Prior to co-launching DKW in 2012, Ella worked at Andrew Nurnberg Associates as an Assistant Literary Agent for three years. She loves the creative side of collaborating with authors, pitching exciting projects and handling negotiations. Ella represents upmarket contemporary and historical fiction, science fiction, and some non-fiction. She also represents a wide range of children’s fiction for the 9-12 and YA age groups.
She has an MA in Publishing from University College London and a BA in Anglo-Saxon, Norse and Celtic from the University of Cambridge. She was Chair of the Society of Young Publishers in 2011, and has also volunteered as the SYP’s Events Officer and Treasurer. She became a Freeman of the Stationers’ Company in 2012. Ella was included in The Bookseller’s list of Rising Stars in 2013, and was a winner of the London Book Fair Trailblazer Awards 2016.
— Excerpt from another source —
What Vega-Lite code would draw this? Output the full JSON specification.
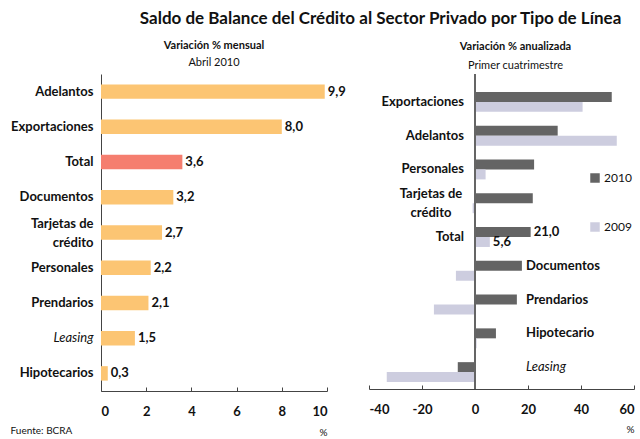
{
  "$schema": "https://vega.github.io/schema/vega-lite/v6.json",
  "padding": {"left": 10, "top": 10, "right": 2, "bottom": 2},
  "config": {
    "font": "Lato",
    "locale": {"number": {"decimal": ",", "thousands": ".", "grouping": [3], "currency": ["$", ""], "minus": "-"}},
    "view": {"stroke": null},
    "axis": {"labelFont": "Lato", "labelFontWeight": "bold", "labelFontSize": 13, "labelColor": "#111", "grid": false, "domainColor": "#444", "tickColor": "#444", "titleFont": "Lato", "titleFontWeight": "normal", "titleFontSize": 10, "titleColor": "#111"},
    "title": {"font": "Lato", "color": "#111", "subtitleFont": "Lato", "subtitleColor": "#111"}
  },
  "datasets": {
    "mensual": [
      {"cat": "Adelantos", "value": 9.9},
      {"cat": "Exportaciones", "value": 8.0},
      {"cat": "Total", "value": 3.6},
      {"cat": "Documentos", "value": 3.2},
      {"cat": "Tarjetas de crédito", "value": 2.7},
      {"cat": "Personales", "value": 2.2},
      {"cat": "Prendarios", "value": 2.1},
      {"cat": "Leasing", "value": 1.5},
      {"cat": "Hipotecarios", "value": 0.3}
    ],
    "anual": [
      {"cat": "Exportaciones", "year": "2010", "value": 51.6},
      {"cat": "Exportaciones", "year": "2009", "value": 40.6},
      {"cat": "Adelantos", "year": "2010", "value": 31.2},
      {"cat": "Adelantos", "year": "2009", "value": 53.5},
      {"cat": "Personales", "year": "2010", "value": 22.3},
      {"cat": "Personales", "year": "2009", "value": 4.0},
      {"cat": "Tarjetas de crédito", "year": "2010", "value": 21.8},
      {"cat": "Tarjetas de crédito", "year": "2009", "value": -0.9},
      {"cat": "Total", "year": "2010", "value": 21.0},
      {"cat": "Total", "year": "2009", "value": 5.6},
      {"cat": "Documentos", "year": "2010", "value": 17.7},
      {"cat": "Documentos", "year": "2009", "value": -7.2},
      {"cat": "Prendarios", "year": "2010", "value": 15.8},
      {"cat": "Prendarios", "year": "2009", "value": -15.5},
      {"cat": "Hipotecario", "year": "2010", "value": 7.9},
      {"cat": "Hipotecario", "year": "2009", "value": 0.6},
      {"cat": "Leasing", "year": "2010", "value": -6.5},
      {"cat": "Leasing", "year": "2009", "value": -33.3}
    ]
  },
  "title": {"text": "Saldo de Balance del Crédito al Sector Privado por Tipo de Línea", "fontSize": 17, "fontWeight": "bold", "anchor": "middle", "dx": 58, "offset": 12},
  "vconcat": [
    {
      "title": {"text": "Fuente: BCRA", "orient": "bottom", "anchor": "start", "fontSize": 10, "fontWeight": "normal", "offset": -11},
      "bounds": "flush",
      "spacing": 42,
      "hconcat": [
        {
          "width": 226,
          "height": 317,
          "title": {"text": "Variación %  mensual", "subtitle": "Abril 2010", "fontSize": 11, "fontWeight": "bold", "subtitleFontSize": 11, "anchor": "middle", "subtitlePadding": 6, "offset": 6},
          "data": {"name": "mensual"},
          "encoding": {
            "y": {"field": "cat", "type": "nominal", "sort": null,
              "scale": {"paddingInner": 0.59, "paddingOuter": 0.295},
              "axis": {"title": null, "ticks": false, "labelPadding": 8, "labelLineHeight": 19,
                "labelExpr": "datum.value === 'Tarjetas de crédito' ? ['Tarjetas de', 'crédito'] : datum.value",
                "labelOffset": {"condition": {"test": "datum.value === 'Tarjetas de crédito'", "value": -9}, "value": 0},
                "labelFontStyle": {"condition": {"test": "datum.value === 'Leasing'", "value": "italic"}, "value": "normal"},
                "labelFontWeight": {"condition": {"test": "datum.value === 'Leasing'", "value": "normal"}, "value": "bold"}}},
            "x": {"field": "value", "type": "quantitative",
              "scale": {"domain": [0, 10], "nice": false},
              "axis": {"title": "%", "titleAnchor": "end", "values": [0, 2, 4, 6, 8, 10], "format": "d", "tickSize": -4, "labelPadding": 18, "titlePadding": 9}}
          },
          "layer": [
            {"mark": {"type": "bar"},
             "encoding": {"color": {"condition": {"test": "datum.cat === 'Total'", "value": "#F57E6F"}, "value": "#FCC573"}}},
            {"mark": {"type": "text", "align": "left", "dx": 3, "fontWeight": "bold", "fontSize": 13, "color": "#111"},
             "encoding": {"text": {"field": "value", "type": "quantitative", "format": ".1f"}}}
          ]
        },
        {
          "width": 265,
          "height": 315,
          "title": {"text": "Variación % anualizada", "subtitle": "Primer cuatrimestre", "fontSize": 11, "fontWeight": "bold", "subtitleFontSize": 11, "anchor": "middle", "subtitlePadding": 8, "offset": 2, "dx": 14},
          "data": {"name": "anual"},
          "layer": [
            {"mark": {"type": "bar"},
             "encoding": {
               "y": {"field": "cat", "type": "nominal", "sort": null,
                 "scale": {"domain": ["Exportaciones", "Adelantos", "Personales", "Tarjetas de crédito", "Total", "Documentos", "Prendarios", "Hipotecario", "Leasing"], "range": [11, 315], "paddingInner": 0.41, "paddingOuter": 0.205},
                 "axis": null},
               "yOffset": {"field": "year", "type": "nominal", "scale": {"domain": ["2010", "2009"], "paddingInner": 0}},
               "x": {"field": "value", "type": "quantitative",
                 "scale": {"domain": [-40, 60], "nice": false},
                 "axis": {"title": "%", "titleAnchor": "end", "values": [-40, -20, 0, 20, 40, 60], "format": "d", "tickSize": -4, "labelPadding": 18, "titlePadding": 8}},
               "color": {"field": "year", "type": "nominal",
                 "scale": {"domain": ["2010", "2009"], "range": ["#646464", "#CDCDDF"]},
                 "legend": {"title": null, "orient": "none", "legendX": 488, "legendY": 98, "symbolType": "square", "symbolSize": 90, "symbolStrokeWidth": 0, "labelFontSize": 12, "labelFont": "Lato", "labelColor": "#111", "rowPadding": 37, "labelOffset": 3}}
             }},
            {"mark": {"type": "rule", "color": "#666", "strokeWidth": 1.5},
             "encoding": {"x": {"datum": 0}}},
            {"transform": [{"filter": "datum.cat === 'Total'"}],
             "mark": {"type": "text", "align": "left", "dx": 3, "fontWeight": "bold", "fontSize": 13, "color": "#111"},
             "encoding": {
               "y": {"field": "cat", "type": "nominal", "sort": null},
               "yOffset": {"field": "year", "type": "nominal"},
               "x": {"field": "value", "type": "quantitative"},
               "text": {"field": "value", "type": "quantitative", "format": ".1f"}}},
            {"transform": [{"filter": "datum.year === '2010' && indexof(['Exportaciones', 'Adelantos', 'Personales', 'Total'], datum.cat) >= 0"}],
             "mark": {"type": "text", "align": "right", "dx": -11, "fontWeight": "bold", "fontSize": 13, "color": "#111"},
             "encoding": {
               "y": {"field": "cat", "type": "nominal", "sort": null},
               "x": {"datum": 0},
               "text": {"field": "cat"}}},
            {"transform": [{"filter": "datum.year === '2010' && datum.cat === 'Tarjetas de crédito'"}],
             "mark": {"type": "text", "align": "center", "dx": -44, "dy": -9, "fontWeight": "bold", "fontSize": 13, "color": "#111", "lineHeight": 19},
             "encoding": {
               "y": {"field": "cat", "type": "nominal", "sort": null},
               "x": {"datum": 0},
               "text": {"value": ["Tarjetas de", "crédito"]}}},
            {"transform": [{"filter": "datum.year === '2010' && indexof(['Documentos', 'Prendarios', 'Hipotecario'], datum.cat) >= 0"}],
             "mark": {"type": "text", "align": "left", "dx": 51, "dy": -5, "fontWeight": "bold", "fontSize": 13, "color": "#111"},
             "encoding": {
               "y": {"field": "cat", "type": "nominal", "sort": null},
               "x": {"datum": 0},
               "text": {"field": "cat"}}},
            {"transform": [{"filter": "datum.year === '2010' && datum.cat === 'Leasing'"}],
             "mark": {"type": "text", "align": "left", "dx": 51, "dy": -5, "fontStyle": "italic", "fontSize": 13, "color": "#111"},
             "encoding": {
               "y": {"field": "cat", "type": "nominal", "sort": null},
               "x": {"datum": 0},
               "text": {"field": "cat"}}}
          ]
        }
      ]
    }
  ]
}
What was the last book you read?
I’ve just been rereading some childhood favourites – The Sterkam Handshake and A Sterkarm Kiss by Susan Price – fantastic historical/time-travel adventures. I was really struck on rereading by how violent they are in places, but it just goes to show that the best teen fiction doesn’t shy away from gritty realities – recommended for fans of Game of Thrones!
What’s next on your reading list?
I’m really excited to read The Ballroom by Anna Hope – I absolutely loved her debut Wake, and from the sounds of it her second novel will be equally good. I’m only a few pages in but her writing is incredibly evocative, and the story and the setting are really intriguing – everything you could want from a good book, in my opinion!
What are you watching right now on TV?
I’m very happy that Call the Midwife is back – it’s so heartwarming, though it often makes me cry! And I’ve been watching Narcos on Netflix which is an absolutely fascinating docu-drama based on the true stories of the first Columbian drug cartels.
Tell us the 1 thing about your company/business that we need to know.
That we’re a dynamic, friendly and ambitious agency who have achieved a great deal of success in a short space of time – including winning the inaugural LBF Trailblazer Awards!
What do you like about your job?
The variety, both in the day-to-day tasks involved (from client edits and submitting projects to negotiating contracts and doing accounting) and in the range of projects I work on (from memoir to children’s fiction). And, of course, it’s the best thing in the world to be able to tell an author their book is going to be published!
What is the one piece of advice you’d give to someone starting out in publishing today?
Be creative and flexible about what roles to put yourself forward for – there’s so much more to publishing than editorial! And be proactive about asking questions and getting involved in projects so that you gain responsibility and experience.
How does social media aid the Publishing industry?
It’s fantastic for networking, for discovery – of books, news, interesting people – and for promotion, of course. Being active on Twitter (and Tumblr, and Instagram) has definitely helped build our profile as a company and been a great platform to share news about our projects.
What was your first job?
I had a part-time job at Andrew Nurnberg Associates Literary Agency alongside my MA Publishing at UCL, which turned into a full-time job when I graduated. I learnt so much there about all aspects of publishing and agenting, so I couldn’t have had a better start!
Tell us about a passionate interest you have outside the business.
Singing! I’m part of an amazing choir called Some Voices (www.somevoices.co.uk) and we do incredible pop gigs three times a year – it’s SO much fun. Our next gig theme (the week after the LBF! Come along!) is SPACE so expect lots of Bowie, Elton John, and Beastie Boys!
What do you love about LBF?
I always get a warm glow from the strong sense of community in publishing when wandering around the LBF, bumping into friends and colleagues from right across the industry, that feeling that we are all connected by our passion for books, and gathered together to celebrate it!
How has winning the Trailblazers changed your life?
It definitely helped increase our profile and reputation within the industry, and it was quite surreal to see a huge banner with our faces on it on the balcony at LBF! It has also led to new business opportunities – for example, I was invited to judge the LBF’s The Write Stuff live pitch event as a Trailblazer winner, and I met and signed my client Natalie Hart as a result. Plus, the trophies really brighten up our office mantelpiece!
What one tip would you give to young publishers?
Be curious and open about the range of job roles you’re willing to consider, and be imaginative about creating opportunities to develop and showcase your skills. If you’re too single-mindedly determined to pursue a very traditional editorial career ladder, you may find it much harder to make yourself stand out than if you blaze your own trail!